South America, taken as a whole, is a continent whose inhabitants are not a little addicted to ostentation. The phase is natural enough in view of the conditions that obtain in so many of the Republics. In the case of the pastoral countries, even in quite modern times the broad lands had lain comparatively valueless until the introduction of the freezing process for meat and the opening up of the great wheat and maize areas sent up the price of the soil by leaps and bounds. Yet even prior to this era a certain amount of prosperity had prevailed, and young South Americans had become accustomed up to a certain point to wend their way for educational purposes to France and to England, and thus to assimilate European ideas with those that prevailed at the time in the republics of the south.
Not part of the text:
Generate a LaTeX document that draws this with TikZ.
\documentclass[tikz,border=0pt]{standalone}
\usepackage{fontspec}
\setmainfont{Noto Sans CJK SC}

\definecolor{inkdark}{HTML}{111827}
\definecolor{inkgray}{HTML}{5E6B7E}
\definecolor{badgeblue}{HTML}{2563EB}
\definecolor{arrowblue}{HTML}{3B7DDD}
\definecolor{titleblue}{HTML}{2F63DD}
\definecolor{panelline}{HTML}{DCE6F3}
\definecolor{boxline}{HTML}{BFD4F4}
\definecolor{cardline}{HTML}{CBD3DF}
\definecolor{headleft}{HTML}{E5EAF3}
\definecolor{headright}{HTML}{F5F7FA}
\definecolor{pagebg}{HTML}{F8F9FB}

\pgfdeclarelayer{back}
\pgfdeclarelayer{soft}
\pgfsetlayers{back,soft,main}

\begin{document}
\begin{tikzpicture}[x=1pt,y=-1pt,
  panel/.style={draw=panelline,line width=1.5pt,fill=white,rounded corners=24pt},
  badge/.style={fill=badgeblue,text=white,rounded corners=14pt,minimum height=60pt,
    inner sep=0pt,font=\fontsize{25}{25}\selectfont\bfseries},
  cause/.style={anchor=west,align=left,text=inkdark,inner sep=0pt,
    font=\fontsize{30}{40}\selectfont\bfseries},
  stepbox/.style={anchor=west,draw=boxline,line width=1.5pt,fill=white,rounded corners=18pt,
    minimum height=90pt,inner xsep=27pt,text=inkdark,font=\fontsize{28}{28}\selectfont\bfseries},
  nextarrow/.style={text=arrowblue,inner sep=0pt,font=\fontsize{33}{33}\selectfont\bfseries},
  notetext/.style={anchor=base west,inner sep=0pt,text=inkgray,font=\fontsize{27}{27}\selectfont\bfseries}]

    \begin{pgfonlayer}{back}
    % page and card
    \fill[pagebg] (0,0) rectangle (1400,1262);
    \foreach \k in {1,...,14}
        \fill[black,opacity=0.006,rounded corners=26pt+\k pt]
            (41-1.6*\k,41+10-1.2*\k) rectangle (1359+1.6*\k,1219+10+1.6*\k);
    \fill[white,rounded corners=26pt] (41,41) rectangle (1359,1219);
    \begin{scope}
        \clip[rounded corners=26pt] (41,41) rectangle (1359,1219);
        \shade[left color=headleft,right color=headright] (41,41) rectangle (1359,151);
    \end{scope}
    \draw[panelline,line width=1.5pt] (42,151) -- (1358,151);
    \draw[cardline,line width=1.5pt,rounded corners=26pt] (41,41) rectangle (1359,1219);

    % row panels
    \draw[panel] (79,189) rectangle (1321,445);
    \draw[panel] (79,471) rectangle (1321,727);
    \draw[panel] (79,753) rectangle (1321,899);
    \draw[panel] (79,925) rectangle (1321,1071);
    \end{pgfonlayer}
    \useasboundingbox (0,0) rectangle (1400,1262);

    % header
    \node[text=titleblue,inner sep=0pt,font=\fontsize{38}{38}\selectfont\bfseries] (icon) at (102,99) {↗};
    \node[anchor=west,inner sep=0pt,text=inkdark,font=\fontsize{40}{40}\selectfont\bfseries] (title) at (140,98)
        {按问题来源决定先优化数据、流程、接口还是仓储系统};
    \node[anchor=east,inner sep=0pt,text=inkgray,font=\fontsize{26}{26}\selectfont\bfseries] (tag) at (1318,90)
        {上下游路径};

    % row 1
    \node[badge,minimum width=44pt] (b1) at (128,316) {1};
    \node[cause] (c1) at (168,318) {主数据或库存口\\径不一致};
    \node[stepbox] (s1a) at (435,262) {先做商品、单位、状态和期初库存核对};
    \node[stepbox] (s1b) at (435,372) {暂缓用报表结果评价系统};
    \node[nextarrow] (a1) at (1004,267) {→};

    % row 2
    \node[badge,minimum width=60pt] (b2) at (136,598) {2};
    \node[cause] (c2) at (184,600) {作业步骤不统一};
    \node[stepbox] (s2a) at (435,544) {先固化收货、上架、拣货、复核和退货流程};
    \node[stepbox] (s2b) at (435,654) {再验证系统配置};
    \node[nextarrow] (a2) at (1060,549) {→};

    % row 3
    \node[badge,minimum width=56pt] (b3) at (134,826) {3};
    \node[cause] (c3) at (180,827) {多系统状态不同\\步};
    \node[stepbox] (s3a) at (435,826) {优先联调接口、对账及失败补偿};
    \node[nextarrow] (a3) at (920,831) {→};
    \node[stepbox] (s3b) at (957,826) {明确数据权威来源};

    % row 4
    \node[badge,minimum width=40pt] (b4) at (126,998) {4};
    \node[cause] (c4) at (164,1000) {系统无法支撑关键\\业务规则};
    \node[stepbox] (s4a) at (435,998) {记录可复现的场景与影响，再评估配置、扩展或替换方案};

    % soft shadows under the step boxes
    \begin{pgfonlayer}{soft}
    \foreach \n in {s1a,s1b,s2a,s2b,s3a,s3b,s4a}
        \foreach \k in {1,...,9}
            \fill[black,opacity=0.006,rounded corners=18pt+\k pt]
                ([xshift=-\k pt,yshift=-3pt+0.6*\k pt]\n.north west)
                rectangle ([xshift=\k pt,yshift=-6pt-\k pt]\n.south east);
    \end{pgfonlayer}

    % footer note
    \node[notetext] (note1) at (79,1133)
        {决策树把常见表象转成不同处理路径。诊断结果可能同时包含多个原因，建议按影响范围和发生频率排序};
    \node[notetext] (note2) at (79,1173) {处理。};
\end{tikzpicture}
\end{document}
The sudden advent of overflowing wealth thus found them to a great extent prepared to introduce the most high-flown of modern ideas into the life of their own country. No doubt the very consciousness of these riches that, head for head, undoubtedly far surpass that of the dwellers in the old continent, caused the South Americans to fling aside the last vestige of pastoral simplicity and to make the roots of this great wealth of theirs bud out into residential palaces and entertainments of a rather fabulous order. Since they had shown clearly enough that their material gains had surpassed those of Europe, what more natural than that they should endeavour to prove with equal conclusiveness their ability to outshine the continent of their ancestors in the ornamentation and luxuries that follow automatically in the footsteps of fortune! Surely the trait is nothing beyond the proof of a healthy rivalry.

The Uruguayan is curiously free from all evidence of this ostentation. The life he leads is well supplied with comforts, but its tendency is simple. Thus, although a very fair number of well-turned-out carriages and motor-cars exist in Montevideo, they are seldom to be seen parading to and fro in imposing processions along an avenue or street specially adapted for the purpose, as is the case in many other cities. Rather less rigorous tenets, moreover, obtain in the case of the costume of the male city dwellers, and the whole atmosphere of the country, in fact, is one of plain comfort that has little concern with outward display. Uruguay, for the present, at all events, has retained its democracy. Whether it will continue to do so when the national wealth has become more consolidated is another matter.

The physique of the Uruguayan men is of a distinctly high order. Well-set-up and fresh-complexioned, they represent a favourable testimonial to the climate of the country. In all equestrian exercises they are, as may be imagined, past masters, and they have proved themselves apt pupils at sports and games of all kinds. As is general throughout almost the length and breadth of South America, football is much in vogue here, although, owing merely to the scarcity of the population, the ubiquitous game is less played in the country districts than is the case in Argentina.

The art of bull-fighting still obtains in Uruguay, notably at Colonia, on the banks of the river, where a large new edifice has been erected for the benefit of this, I think, regrettable sport. Espadas from Spain frequently come out to perform here; but with the exception of Colonia, that attracts the tourist class from abroad, the haunts of bull-fighting lead only a precarious existence in the Republic.

The Oriental is undoubtedly a man of deeds; but in his case the tendency to action is not effected at the expense of speech. He is, indeed, a born orator, and on the slightest provocation will burst forth into a stream of eloquence that can be quite indefinitely continued. In any case, it is pleasant enough to listen to the resounding periods in which the customary lofty sentiments are couched, but it is as well to bear in mind that the oratorical effort may mean very much—or very little.